▶ **EXERCISE AIM**
Can you copy out the data exactly? Leave the images out.

▶ **PROVIDED DATA**
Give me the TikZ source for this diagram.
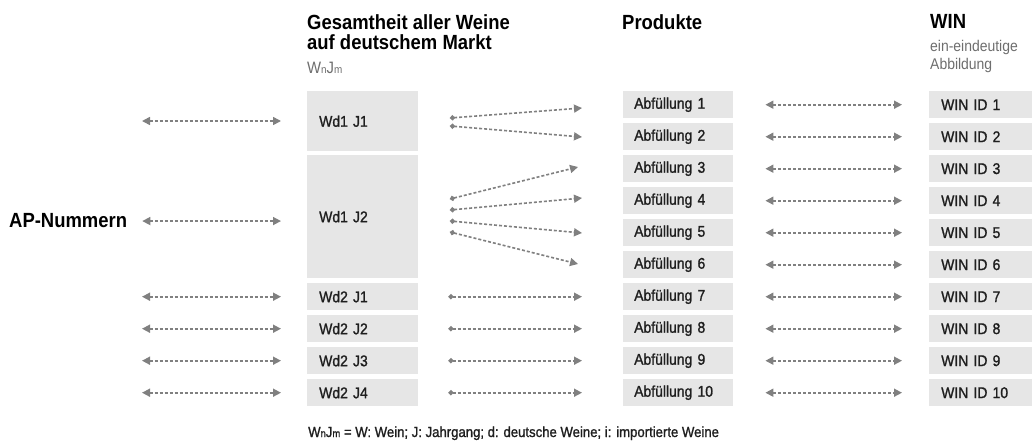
\documentclass[tikz,border=0pt]{standalone}
\usepackage{fontspec}
\setmainfont{Liberation Sans}[FakeStretch=0.9]
\newfontfamily\boxfont{Liberation Sans}[FakeStretch=0.9,FakeBold=1.2]
\usetikzlibrary{arrows.meta,calc}
\definecolor{boxgray}{HTML}{E6E6E6}
\definecolor{arrgray}{HTML}{808080}
\definecolor{txt}{HTML}{1E1E1E}
\definecolor{subgray}{HTML}{6E6E6E}
\tikzset{
  boxbase/.style={fill=boxgray, text=txt, font=\boxfont\fontsize{15.5}{18}\selectfont, inner ysep=0pt, align=left, anchor=north west, minimum height=27pt},
  boxL/.style={boxbase, inner xsep=12pt, text width=87pt},
  boxP/.style={boxbase, inner xsep=11pt, text width=88pt},
  boxW/.style={boxbase, inner xsep=12pt, text width=79pt},
  hdr/.style={anchor=base west, inner sep=0pt, text=black, font=\fontsize{20.5}{20}\selectfont\bfseries},
  sub/.style={anchor=base west, inner sep=0pt, text=subgray, font=\fontsize{15.5}{18}\selectfont},
  dblarrow/.style={draw=arrgray, line width=1.6pt, dash pattern=on 3pt off 2pt,
    {Triangle[length=8pt,width=8pt]}-{Triangle[length=8pt,width=8pt]}},
  onearrow/.style={draw=arrgray, line width=1.6pt, dash pattern=on 3pt off 2pt,
    {Circle[length=5pt]}-{Triangle[length=8pt,width=8pt]}},
}
\newcommand{\wnjm}[1]{W{\fontsize{#1}{#1}\selectfont n}J{\fontsize{#1}{#1}\selectfont m}}
\begin{document}
\begin{tikzpicture}[x=1pt,y=-1pt]
\useasboundingbox (0,0) rectangle (1032,445);

% headers
\node[hdr] (h1) at (307,29) {Gesamtheit aller Weine};
\node[hdr] (h2) at (307,49) {auf deutschem Markt};
\node[sub, font=\fontsize{16.5}{18}\selectfont] (h3) at (307,73) {\wnjm{11}};
\node[hdr] (hp) at (622,29) {Produkte};
\node[hdr] (hw) at (930,28) {WIN};
\node[sub] (hw1) at (930,51) {ein-eindeutige};
\node[sub] (hw2) at (930,69) {Abbildung};
\node[hdr] (ap) at (9,227) {AP-Nummern};

% left column
\node[boxL, minimum height=60pt] (w11) at (307,91) {Wd1 J1};
\node[boxL, minimum height=123pt] (w12) at (307,155) {Wd1 J2};
\node[boxL] (w21) at (307,283) {Wd2 J1};
\node[boxL] (w22) at (307,315) {Wd2 J2};
\node[boxL] (w23) at (307,347) {Wd2 J3};
\node[boxL] (w24) at (307,379) {Wd2 J4};

% products and WIN IDs
\foreach \i in {1,...,10} {
  \pgfmathsetmacro{\t}{91+32*(\i-1)}
  \node[boxP] (a\i) at (623,\t) {Abfüllung \i};
  \node[boxW] (id\i) at (929,\t) {WIN ID \i};
  \draw[dblarrow, shorten <=32pt, shorten >=27pt] (a\i.east) -- (id\i.west);
}

% left arrows
\coordinate (l1) at (142,121);
\draw[dblarrow, shorten >=26pt] (l1) -- (l1 -| w11.west);
\coordinate (apr) at ($(ap.east)+(0,1)$);
\draw[dblarrow, shorten <=15pt, shorten >=26pt] (apr) -- (apr -| w12.west);
\foreach \n in {21,22,23,24} {
  \coordinate (l\n) at (142,0 |- w\n.center);
  \draw[dblarrow, shorten >=26pt] (l\n |- w\n.west) -- (w\n.west);
}

% middle arrows (Wd1 J1 and Wd1 J2)
\coordinate (s1) at (450,118); \coordinate (t1) at (582,108);
\coordinate (s2) at (450,126); \coordinate (t2) at (582,137);
\coordinate (s3) at (450,199); \coordinate (t3) at (578,167);
\coordinate (s4) at (450,210); \coordinate (t4) at (582,198);
\coordinate (s5) at (450,221); \coordinate (t5) at (582,233);
\coordinate (s6) at (450,232); \coordinate (t6) at (578,264);
\foreach \k in {1,...,6} { \draw[onearrow] (s\k) -- (t\k); }

% middle arrows (Wd2)
\draw[onearrow, shorten <=30pt, shorten >=41pt] (w21.east) -- (a7.west);
\draw[onearrow, shorten <=30pt, shorten >=41pt] (w22.east) -- (a8.west);
\draw[onearrow, shorten <=30pt, shorten >=41pt] (w23.east) -- (a9.west);
\draw[onearrow, shorten <=30pt, shorten >=41pt] (w24.east) -- (a10.west);

% footnote
\node[anchor=base west, inner sep=0pt, text=txt, font=\boxfont\fontsize{14.6}{16}\selectfont] (fn) at (308,437)
  {\wnjm{10.5}\ = W: Wein; J: Jahrgang; d: deutsche Weine; i: importierte Weine};
\end{tikzpicture}
\end{document}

▶ **CORRECT RESULT**
Give me the TikZ source for this diagram.
\documentclass[tikz,border=0pt]{standalone}
\usepackage{fontspec}
\setmainfont{Liberation Sans}[FakeStretch=0.9]
\newfontfamily\boxfont{Liberation Sans}[FakeStretch=0.9,FakeBold=1.2]
\usetikzlibrary{arrows.meta,calc}
\definecolor{boxgray}{HTML}{E6E6E6}
\definecolor{arrgray}{HTML}{808080}
\definecolor{txt}{HTML}{1E1E1E}
\definecolor{subgray}{HTML}{6E6E6E}
\tikzset{
  boxbase/.style={fill=boxgray, text=txt, font=\boxfont\fontsize{15.5}{18}\selectfont, inner ysep=0pt, align=left, anchor=north west, minimum height=27pt},
  boxL/.style={boxbase, inner xsep=12pt, text width=87pt},
  boxP/.style={boxbase, inner xsep=11pt, text width=88pt},
  boxW/.style={boxbase, inner xsep=12pt, text width=79pt},
  hdr/.style={anchor=base west, inner sep=0pt, text=black, font=\fontsize{20.5}{20}\selectfont\bfseries},
  sub/.style={anchor=base west, inner sep=0pt, text=subgray, font=\fontsize{15.5}{18}\selectfont},
  dblarrow/.style={draw=arrgray, line width=1.6pt, dash pattern=on 3pt off 2pt,
    {Triangle[length=8pt,width=8pt]}-{Triangle[length=8pt,width=8pt]}},
  onearrow/.style={draw=arrgray, line width=1.6pt, dash pattern=on 3pt off 2pt,
    {Circle[length=5pt]}-{Triangle[length=8pt,width=8pt]}},
}
\newcommand{\wnjm}[1]{W{\fontsize{#1}{#1}\selectfont n}J{\fontsize{#1}{#1}\selectfont m}}
\begin{document}
\begin{tikzpicture}[x=1pt,y=-1pt]
\useasboundingbox (0,0) rectangle (1032,445);

% headers
\node[hdr] (h1) at (307,29) {Gesamtheit aller Weine};
\node[hdr] (h2) at (307,49) {auf deutschem Markt};
\node[sub, font=\fontsize{16.5}{18}\selectfont] (h3) at (307,73) {\wnjm{11}};
\node[hdr] (hp) at (622,29) {Produkte};
\node[hdr] (hw) at (930,28) {WIN};
\node[sub] (hw1) at (930,51) {ein-eindeutige};
\node[sub] (hw2) at (930,69) {Abbildung};
\node[hdr] (ap) at (9,227) {AP-Nummern};

% left column
\node[boxL, minimum height=60pt] (w11) at (307,91) {Wd1 J1};
\node[boxL, minimum height=123pt] (w12) at (307,155) {Wd1 J2};
\node[boxL] (w21) at (307,283) {Wd2 J1};
\node[boxL] (w22) at (307,315) {Wd2 J2};
\node[boxL] (w23) at (307,347) {Wd2 J3};
\node[boxL] (w24) at (307,379) {Wd2 J4};

% products and WIN IDs
\foreach \i in {1,...,10} {
  \pgfmathsetmacro{\t}{91+32*(\i-1)}
  \node[boxP] (a\i) at (623,\t) {Abfüllung \i};
  \node[boxW] (id\i) at (929,\t) {WIN ID \i};
  \draw[dblarrow, shorten <=32pt, shorten >=27pt] (a\i.east) -- (id\i.west);
}

% left arrows
\coordinate (l1) at (142,121);
\draw[dblarrow, shorten >=26pt] (l1) -- (l1 -| w11.west);
\coordinate (apr) at ($(ap.east)+(0,1)$);
\draw[dblarrow, shorten <=15pt, shorten >=26pt] (apr) -- (apr -| w12.west);
\foreach \n in {21,22,23,24} {
  \coordinate (l\n) at (142,0 |- w\n.center);
  \draw[dblarrow, shorten >=26pt] (l\n |- w\n.west) -- (w\n.west);
}

% middle arrows (Wd1 J1 and Wd1 J2)
\coordinate (s1) at (450,118); \coordinate (t1) at (582,108);
\coordinate (s2) at (450,126); \coordinate (t2) at (582,137);
\coordinate (s3) at (450,199); \coordinate (t3) at (578,167);
\coordinate (s4) at (450,210); \coordinate (t4) at (582,198);
\coordinate (s5) at (450,221); \coordinate (t5) at (582,233);
\coordinate (s6) at (450,232); \coordinate (t6) at (578,264);
\foreach \k in {1,...,6} { \draw[onearrow] (s\k) -- (t\k); }

% middle arrows (Wd2)
\draw[onearrow, shorten <=30pt, shorten >=41pt] (w21.east) -- (a7.west);
\draw[onearrow, shorten <=30pt, shorten >=41pt] (w22.east) -- (a8.west);
\draw[onearrow, shorten <=30pt, shorten >=41pt] (w23.east) -- (a9.west);
\draw[onearrow, shorten <=30pt, shorten >=41pt] (w24.east) -- (a10.west);

% footnote
\node[anchor=base west, inner sep=0pt, text=txt, font=\boxfont\fontsize{14.6}{16}\selectfont] (fn) at (308,437)
  {\wnjm{10.5}\ = W: Wein; J: Jahrgang; d: deutsche Weine; i: importierte Weine};
\end{tikzpicture}
\end{document}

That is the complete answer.